One of my young personal injury lawyers and I had a chat following an Examination for Discovery. He was quite surprised by the tone which the lawyers for the insurance company took with our client. The lawyers were mean, nasty, rude, snarky and did not give our client the benefit of the doubt.
Would that lawyer speak in that rude of a tone to a stranger? Nope.
Would that lawyer speak that way in a regular world setting outside of the law? Nope.
If that lawyer spoke that way in his/her everyday life, would they have any friends? Nope.
So it begs the question: why are lawyers so stern and mean, particularly during the discovery process?
There are many answers to this question.
For starters, not all lawyers are stern, rude and mean. For some, it’s their style. For others, they only have one tool in the tool box, and that’s the hammer. They aren’t charmers. They aren’t familiar with killing them with kindness. They aren’t well versed in getting more bees with honey than you do with vinegar.
I would also like to point out that the Discovery process is an unequal playing field.
The lawyer gets to ask questions.
The Plaintiff deponent has to answer those questions, under oath.
The lawyer is university educated, with a degree in law. This is not their first examination for discovery. They are not intimidated by the process, nor the stage.
The Plaintiff may be university educated, but likely not. And in the vast majority of cases, the Plaintiff does not have a law degree. Some do. But most do not. This is likely their first examination for discovery. It’s their first time being sworn in to tell the truth. It’s an intimidating stage needing to be in the hot seat and answer questions from an aggressive lawyer all day long.
If you took a poll, you would likely see that more people would rather attend at the dentist’s office rather than be examined for discovery. At least with the dentist office, the visit ends within an hour or so, and you get some prizes in the form of a free toothbrush or dental floss when you’re done.
There are not prizes after completing an Examination for Discovery. Perhaps a sigh of relief, but that’s about it. You’re completely drained with it’s over. It’s not just you. The lawyers are completely drained as well. And if they tell you that they aren’t drained, they’re not telling you the truth. It’s a mentally exhausting process.

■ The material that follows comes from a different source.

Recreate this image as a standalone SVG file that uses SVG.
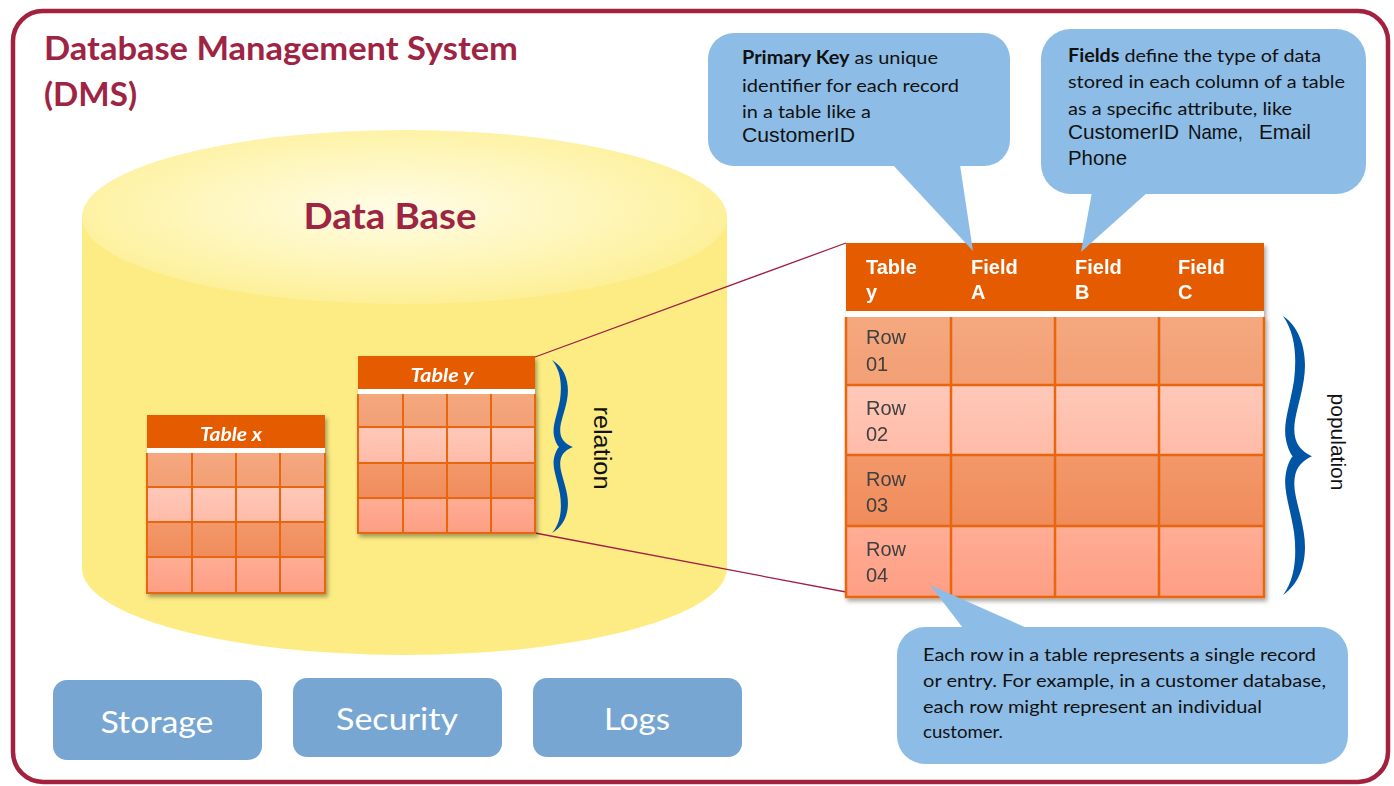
<svg xmlns="http://www.w3.org/2000/svg" width="1394" height="786" viewBox="0 0 1394 786">
<defs>
<style>
.cal{font-family:Lato,"Open Sans","Liberation Sans",sans-serif}
.ari{font-family:"Liberation Sans",Arial,sans-serif}
.maroon{fill:#9E2443}
.callout{fill:#8DBDE6}
.ctext{font-size:18px;fill:#111}
.atext{font-size:20.5px;fill:#111}
.box{fill:#77A6D2}
.boxtext{font-size:31px;fill:#fff;text-anchor:middle}
.hdr{fill:#E55C00}
.grid{stroke:#E8660F;stroke-width:2;fill:none}
.gridb{stroke:#E8660F;stroke-width:2.5;fill:none}
.th{font-size:20px;font-weight:bold;fill:#fff}
.rl{font-size:20px;fill:#404040}
.stitle{font-size:18px;font-weight:bold;font-style:italic;fill:#fff;text-anchor:middle}
.brace{fill:#0055A5}
.conn{stroke:#A01F45;stroke-width:1.3;fill:none}
</style>
<radialGradient id="topg" cx="0.48" cy="0.45" r="0.6">
<stop offset="0" stop-color="#FFFCE6"/>
<stop offset="0.6" stop-color="#FEF5B4"/>
<stop offset="1" stop-color="#FDEE90"/>
</radialGradient>
<linearGradient id="r1" x1="0" y1="0" x2="0" y2="1"><stop offset="0" stop-color="#F5A87F"/><stop offset="1" stop-color="#F29F74"/></linearGradient>
<linearGradient id="r2" x1="0" y1="0" x2="0" y2="1"><stop offset="0" stop-color="#FFC8B9"/><stop offset="1" stop-color="#FFBBA7"/></linearGradient>
<linearGradient id="r3" x1="0" y1="0" x2="0" y2="1"><stop offset="0" stop-color="#F3986A"/><stop offset="1" stop-color="#F08C5B"/></linearGradient>
<linearGradient id="r4" x1="0" y1="0" x2="0" y2="1"><stop offset="0" stop-color="#FFAD95"/><stop offset="1" stop-color="#FD9E84"/></linearGradient>
<filter id="sh" x="-10%" y="-10%" width="125%" height="125%">
<feDropShadow dx="2" dy="3" stdDeviation="2" flood-color="#000" flood-opacity="0.35"/>
</filter>
<path id="bracePath" d="M0,0 C14,8 18,25 15,40 C12,56 6,66 9,76 C11,82 16,85 21,87 C16,89 11,92 9,98 C6,108 12,118 15,134 C18,149 14,165 0,173 C9,163 10,148 8,134 C5,118 0,108 2,98 C3,93 5,89 7,87 C5,85 3,81 2,76 C0,66 5,56 8,40 C10,25 9,11 0,0 Z"/>
</defs>

<rect width="1394" height="786" fill="#fff"/>

<g id="frame">
<rect x="13" y="11" width="1375" height="771" rx="30" fill="none" stroke="#A3213F" stroke-width="4.5"/>
</g>

<g id="title" class="cal maroon" font-weight="bold">
<text x="44" y="60" font-size="33" textLength="474" lengthAdjust="spacingAndGlyphs">Database Management System</text>
<text x="44" y="106" font-size="33" textLength="93" lengthAdjust="spacingAndGlyphs">(DMS)</text>
</g>

<g id="database">
<path d="M82,217 L82,568 A322.5,87 0 0 0 727,568 L727,217 Z" fill="#FDEC84"/>
<ellipse cx="404.5" cy="217" rx="322.5" ry="87" fill="url(#topg)"/>
<text x="390" y="229" class="cal maroon" font-size="36" font-weight="bold" text-anchor="middle" textLength="173" lengthAdjust="spacingAndGlyphs">Data Base</text>
</g>

<g id="connectors">
<line class="conn" x1="535" y1="357" x2="846" y2="243"/>
<line class="conn" x1="535" y1="533" x2="846" y2="592"/>
</g>

<g id="table-x" filter="url(#sh)">
<rect x="147" y="415" width="178" height="33" class="hdr"/>
<rect x="147" y="448" width="178" height="5" fill="#fff"/>
<rect x="147" y="453" width="178" height="34" fill="url(#r1)"/>
<rect x="147" y="487" width="178" height="35" fill="url(#r2)"/>
<rect x="147" y="522" width="178" height="35" fill="url(#r3)"/>
<rect x="147" y="557" width="178" height="36" fill="url(#r4)"/>
<path class="grid" d="M192,453V593M236,453V593M280,453V593M147,487H325M147,522H325M147,557H325M147,453V593H325V453"/>
<text x="231" y="441" class="cal stitle" textLength="62" lengthAdjust="spacingAndGlyphs">Table x</text>
</g>

<g id="table-y" filter="url(#sh)">
<rect x="358" y="356" width="177" height="33" class="hdr"/>
<rect x="358" y="389" width="177" height="5" fill="#fff"/>
<rect x="358" y="394" width="177" height="33" fill="url(#r1)"/>
<rect x="358" y="427" width="177" height="36" fill="url(#r2)"/>
<rect x="358" y="463" width="177" height="35" fill="url(#r3)"/>
<rect x="358" y="498" width="177" height="35" fill="url(#r4)"/>
<path class="grid" d="M403,394V533M447,394V533M491,394V533M358,427H535M358,463H535M358,498H535M358,394V533H535V394"/>
<text x="442" y="382" class="cal stitle" textLength="63" lengthAdjust="spacingAndGlyphs">Table y</text>
</g>

<g id="relation-brace">
<use href="#bracePath" class="brace" transform="translate(552,360)"/>
<text transform="translate(594,448) rotate(90)" class="ari" font-size="23" fill="#111" text-anchor="middle" textLength="83" lengthAdjust="spacingAndGlyphs">relation</text>
</g>

<g id="big-table" filter="url(#sh)">
<rect x="846" y="243" width="418" height="68" class="hdr"/>
<rect x="846" y="311" width="418" height="6" fill="#fff"/>
<rect x="846" y="317" width="418" height="68" fill="url(#r1)"/>
<rect x="846" y="385" width="418" height="70" fill="url(#r2)"/>
<rect x="846" y="455" width="418" height="71" fill="url(#r3)"/>
<rect x="846" y="526" width="418" height="71" fill="url(#r4)"/>
<path class="gridb" d="M951,317V597M1055,317V597M1159,317V597M846,385H1264M846,455H1264M846,526H1264M846,317V597H1264V317"/>
<g class="ari th">
<text x="866" y="274">Table</text><text x="866" y="299">y</text>
<text x="971" y="274">Field</text><text x="971" y="299">A</text>
<text x="1075" y="274">Field</text><text x="1075" y="299">B</text>
<text x="1178" y="274">Field</text><text x="1178" y="299">C</text>
</g>
<g class="ari rl">
<text x="866" y="344">Row</text><text x="866" y="371">01</text>
<text x="866" y="415">Row</text><text x="866" y="441">02</text>
<text x="866" y="486">Row</text><text x="866" y="512">03</text>
<text x="866" y="556">Row</text><text x="866" y="582">04</text>
</g>
</g>

<g id="population-brace">
<use href="#bracePath" class="brace" transform="translate(1283,316) scale(1.38,1.613)"/>
<text transform="translate(1331,442) rotate(90)" class="ari" font-size="20" fill="#111" text-anchor="middle" textLength="97" lengthAdjust="spacingAndGlyphs">population</text>
</g>

<g id="callout-primary-key">
<rect x="708" y="33" width="302" height="133" rx="26" class="callout"/>
<polygon points="893,165 960,165 973,251" class="callout"/>
<text x="742" y="64" class="cal ctext" textLength="196" lengthAdjust="spacingAndGlyphs"><tspan font-weight="bold">Primary Key</tspan> as unique</text>
<text x="742" y="92" class="cal ctext" textLength="217" lengthAdjust="spacingAndGlyphs">identifier for each record</text>
<text x="742" y="118" class="cal ctext" textLength="129" lengthAdjust="spacingAndGlyphs">in a table like a</text>
<text x="742" y="142" class="ari atext" textLength="113" lengthAdjust="spacingAndGlyphs">CustomerID</text>
</g>

<g id="callout-fields">
<rect x="1041" y="29" width="325" height="165" rx="30" class="callout"/>
<polygon points="1092,192 1148,192 1081,252" class="callout"/>
<text x="1068" y="62" class="cal ctext" textLength="253" lengthAdjust="spacingAndGlyphs"><tspan font-weight="bold">Fields</tspan> define the type of data</text>
<text x="1068" y="88" class="cal ctext" textLength="277" lengthAdjust="spacingAndGlyphs">stored in each column of a table</text>
<text x="1068" y="115" class="cal ctext" textLength="224" lengthAdjust="spacingAndGlyphs">as a specific attribute, like</text>
<text x="1068" y="139" class="ari atext" textLength="111" lengthAdjust="spacingAndGlyphs">CustomerID</text>
<text x="1188" y="139" class="ari atext" textLength="55" lengthAdjust="spacingAndGlyphs">Name,</text>
<text x="1259" y="139" class="ari atext" textLength="52" lengthAdjust="spacingAndGlyphs">Email</text>
<text x="1068" y="165" class="ari atext" textLength="59" lengthAdjust="spacingAndGlyphs">Phone</text>
</g>

<g id="callout-row">
<rect x="897" y="627" width="451" height="137" rx="28" class="callout"/>
<polygon points="930,585 966,632 1036,632" class="callout"/>
<text x="923" y="661" class="cal ctext" textLength="393" lengthAdjust="spacingAndGlyphs">Each row in a table represents a single record</text>
<text x="923" y="687" class="cal ctext" textLength="403" lengthAdjust="spacingAndGlyphs">or entry. For example, in a customer database,</text>
<text x="923" y="713" class="cal ctext" textLength="339" lengthAdjust="spacingAndGlyphs">each row might represent an individual</text>
<text x="923" y="738" class="cal ctext" textLength="80" lengthAdjust="spacingAndGlyphs">customer.</text>
</g>

<g id="storage">
<rect x="53" y="680" width="209" height="80" rx="14" class="box"/>
<text x="157" y="733" class="cal boxtext" textLength="113" lengthAdjust="spacingAndGlyphs">Storage</text>
</g>
<g id="security">
<rect x="293" y="678" width="209" height="79" rx="14" class="box"/>
<text x="397" y="730" class="cal boxtext" textLength="122" lengthAdjust="spacingAndGlyphs">Security</text>
</g>
<g id="logs">
<rect x="533" y="678" width="209" height="79" rx="14" class="box"/>
<text x="637" y="730" class="cal boxtext" textLength="66" lengthAdjust="spacingAndGlyphs">Logs</text>
</g>
</svg>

With a discovery, not only can it last all day long, but you may need to return to answer further questions if not completed, or questions arising to your lawyer’s undertakings. It ends, but it doesn’t really end. What’s said is on the record, forever; and that record cannot be changed (save with few legal exceptions), which will invariably be argued in Court.
For some lawyers, there is a strategy of being mean or rude at discovery.
Tone is not reflected on the transcript. The transcript is written and does not pick up the tone of what’s being said. It’s only words on the page, and those words are all heard in the reader’s head, without tone or any inflection. There is no yelling on the page; unless someone states on the record something to the effect:
“There is no need to raise your voice” or “please stop yelling” or “your rude tone is not appreciate nor necessary“. These statements will provide the context for how the questioning is being conducted. But the substance of those questions and answers is all the same given that it comes across as words on the page and nothing more.
Lawyers know this. So their tone, when reading over the transcript doesn’t come into play.
Lawyers also know that it’s likely the Plaintiff’s first time participating in a real litigation step with multiple lawyers, statements made under oath and a Court Reporter. An Examination for Discovery is a big deal. The lawyer for the Defendant wants to intimidate the Plaintiff to let him/her know that they are taking their case very seriously; and that they mean business. Defending their case is no joke, and they will go to every step necessary to defeat their claim and get costs against them. They want to send the message that if you bring your case to Court, we intend to bury you, to humiliate you, and to make your life miserable. Going to Court is no fun; messing with me and my client is no fun; and we want to scare you so that you drop your case, or settle for an amount which is much lower than you would expect.
Whether intentional, or not, this intimidation factor after the Examination for Discovery along with the potential of going to trial is very real, and very scary for the vast majority of Plaintiffs in personal injury cases. I can’t say that I blame them. The average person is not involved in litigation; let alone litigation against a multi billion dollar deep pocketed insurance company with unlimited resources. Going to Small Claims Court against your neighbors for a tree which fell on your property is one thing. Going to Superior Court on a multi million dollar personal injury case is a whole different ball of wax, with a different set of rules altogether.
A good discovery can elevate a case which needs elevating. A bad discovery can completely destroy a case, along with any prospect of settlement. If a lawyer for the Defendant isn’t buying what you’re selling; doesn’t find the Plaintiff credible, likeable or believable, the personal injury case likely won’t succeed or nor will it settle for an amount which the Plaintiff had hoped for, or came to expect at the outset of the litigation.
A few tips we have for our clients to avoid having a bad examination for discovery are rather simple. They include, but aren’t limited to:
- Don’t lie
- Don’t guess
- Don’t make things up
- If you can’t remember, say that you don’t remember. This doesn’t hurt your case. But it hurts your case if you make up a detail which isn’t true, or which you know is not the truth but is only your best guess
- Guesses aren’t good. The truth of what you remember is good. And if you can’t remember something, read the tip above for a refresher of what to do.